>> START Recorded data
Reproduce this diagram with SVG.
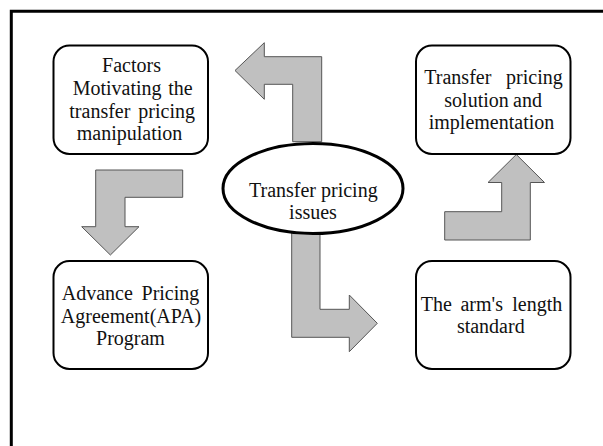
<svg xmlns="http://www.w3.org/2000/svg" width="603" height="446" viewBox="0 0 603 446">
<style>
.box{fill:#fff;stroke:#000;stroke-width:2}
.ell{fill:#fff;stroke:#000;stroke-width:3}
.arr{fill:#c0c0c0;stroke:#555;stroke-width:1;stroke-linejoin:miter}
text{font-family:"Liberation Serif","Times New Roman",serif;font-size:20px;fill:#111}
.m{text-anchor:middle}
.e{text-anchor:end}
.frame{stroke:#000;stroke-width:3;fill:none}
</style>
<rect x="0" y="0" width="603" height="446" fill="#fff"/>
<path class="frame" d="M11.3,446 V11.3 H603"/>
<g id="connectors">
<polygon class="arr" points="321.7,141.7 321.7,56.7 264.3,56.7 264.3,42.7 235,70.5 264.3,99.3 264.3,84.3 292.7,84.3 292.7,141.7"/>
<polygon class="arr" points="182.7,170 95.7,170 95.7,226.7 81.7,226.7 110.4,255 139,226.7 125,226.7 125,197.3 182.7,197.3"/>
<polygon class="arr" points="291.7,228 320,228 320,309.3 349.3,309.3 349.3,295 377.3,323.3 349.3,351.7 349.3,337.3 291.7,337.3"/>
<polygon class="arr" points="444.7,240 530.3,240 530.3,182.5 544.5,182.5 516.3,154.5 488,182.5 501.7,182.5 501.7,211.7 444.7,211.7"/>
</g>
<g id="issues">
<ellipse class="ell" cx="313" cy="188.5" rx="90" ry="45"/>
<text class="m" x="313.3" y="196.5">Transfer pricing</text>
<text class="m" x="313" y="218.5">issues</text>
</g>
<g id="factors">
<rect class="box" x="53.5" y="45.5" width="154.5" height="108.5" rx="16" ry="16"/>
<text class="m" x="131.5" y="72">Factors</text>
<text x="72.7" y="94.5">Motivating</text><text class="e" x="192.7" y="94.5">the</text>
<text x="69.3" y="117.5">transfer</text><text class="e" x="195" y="117.5">pricing</text>
<text class="m" x="129.5" y="140">manipulation</text>
</g>
<g id="solution">
<rect class="box" x="416" y="45.5" width="154.5" height="108.5" rx="16" ry="16"/>
<text x="424.3" y="84">Transfer</text><text class="e" x="562.7" y="84">pricing</text>
<text x="444.3" y="106.5">solution</text><text class="e" x="542" y="106.5">and</text>
<text class="m" x="491.5" y="129">implementation</text>
</g>
<g id="apa">
<rect class="box" x="53.5" y="261" width="154.5" height="108" rx="16" ry="16"/>
<text x="61.7" y="300">Advance</text><text class="e" x="199.3" y="300">Pricing</text>
<text class="m" x="131" y="322.5">Agreement(APA)</text>
<text class="m" x="130.5" y="345">Program</text>
</g>
<g id="armslength">
<rect class="box" x="416" y="261" width="154.5" height="108" rx="16" ry="16"/>
<text x="420.7" y="310.5">The</text><text class="m" x="481.7" y="310.5">arm's</text><text class="e" x="562.3" y="310.5">length</text>
<text class="m" x="490.8" y="333">standard</text>
</g>
</svg>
>> END Recorded data
- **Given exercise**: Write out each line again precisely as it appears, skipping every picture.

- **Expected answer**:
Reproduce this diagram with SVG.
<svg xmlns="http://www.w3.org/2000/svg" width="603" height="446" viewBox="0 0 603 446">
<style>
.box{fill:#fff;stroke:#000;stroke-width:2}
.ell{fill:#fff;stroke:#000;stroke-width:3}
.arr{fill:#c0c0c0;stroke:#555;stroke-width:1;stroke-linejoin:miter}
text{font-family:"Liberation Serif","Times New Roman",serif;font-size:20px;fill:#111}
.m{text-anchor:middle}
.e{text-anchor:end}
.frame{stroke:#000;stroke-width:3;fill:none}
</style>
<rect x="0" y="0" width="603" height="446" fill="#fff"/>
<path class="frame" d="M11.3,446 V11.3 H603"/>
<g id="connectors">
<polygon class="arr" points="321.7,141.7 321.7,56.7 264.3,56.7 264.3,42.7 235,70.5 264.3,99.3 264.3,84.3 292.7,84.3 292.7,141.7"/>
<polygon class="arr" points="182.7,170 95.7,170 95.7,226.7 81.7,226.7 110.4,255 139,226.7 125,226.7 125,197.3 182.7,197.3"/>
<polygon class="arr" points="291.7,228 320,228 320,309.3 349.3,309.3 349.3,295 377.3,323.3 349.3,351.7 349.3,337.3 291.7,337.3"/>
<polygon class="arr" points="444.7,240 530.3,240 530.3,182.5 544.5,182.5 516.3,154.5 488,182.5 501.7,182.5 501.7,211.7 444.7,211.7"/>
</g>
<g id="issues">
<ellipse class="ell" cx="313" cy="188.5" rx="90" ry="45"/>
<text class="m" x="313.3" y="196.5">Transfer pricing</text>
<text class="m" x="313" y="218.5">issues</text>
</g>
<g id="factors">
<rect class="box" x="53.5" y="45.5" width="154.5" height="108.5" rx="16" ry="16"/>
<text class="m" x="131.5" y="72">Factors</text>
<text x="72.7" y="94.5">Motivating</text><text class="e" x="192.7" y="94.5">the</text>
<text x="69.3" y="117.5">transfer</text><text class="e" x="195" y="117.5">pricing</text>
<text class="m" x="129.5" y="140">manipulation</text>
</g>
<g id="solution">
<rect class="box" x="416" y="45.5" width="154.5" height="108.5" rx="16" ry="16"/>
<text x="424.3" y="84">Transfer</text><text class="e" x="562.7" y="84">pricing</text>
<text x="444.3" y="106.5">solution</text><text class="e" x="542" y="106.5">and</text>
<text class="m" x="491.5" y="129">implementation</text>
</g>
<g id="apa">
<rect class="box" x="53.5" y="261" width="154.5" height="108" rx="16" ry="16"/>
<text x="61.7" y="300">Advance</text><text class="e" x="199.3" y="300">Pricing</text>
<text class="m" x="131" y="322.5">Agreement(APA)</text>
<text class="m" x="130.5" y="345">Program</text>
</g>
<g id="armslength">
<rect class="box" x="416" y="261" width="154.5" height="108" rx="16" ry="16"/>
<text x="420.7" y="310.5">The</text><text class="m" x="481.7" y="310.5">arm's</text><text class="e" x="562.3" y="310.5">length</text>
<text class="m" x="490.8" y="333">standard</text>
</g>
</svg>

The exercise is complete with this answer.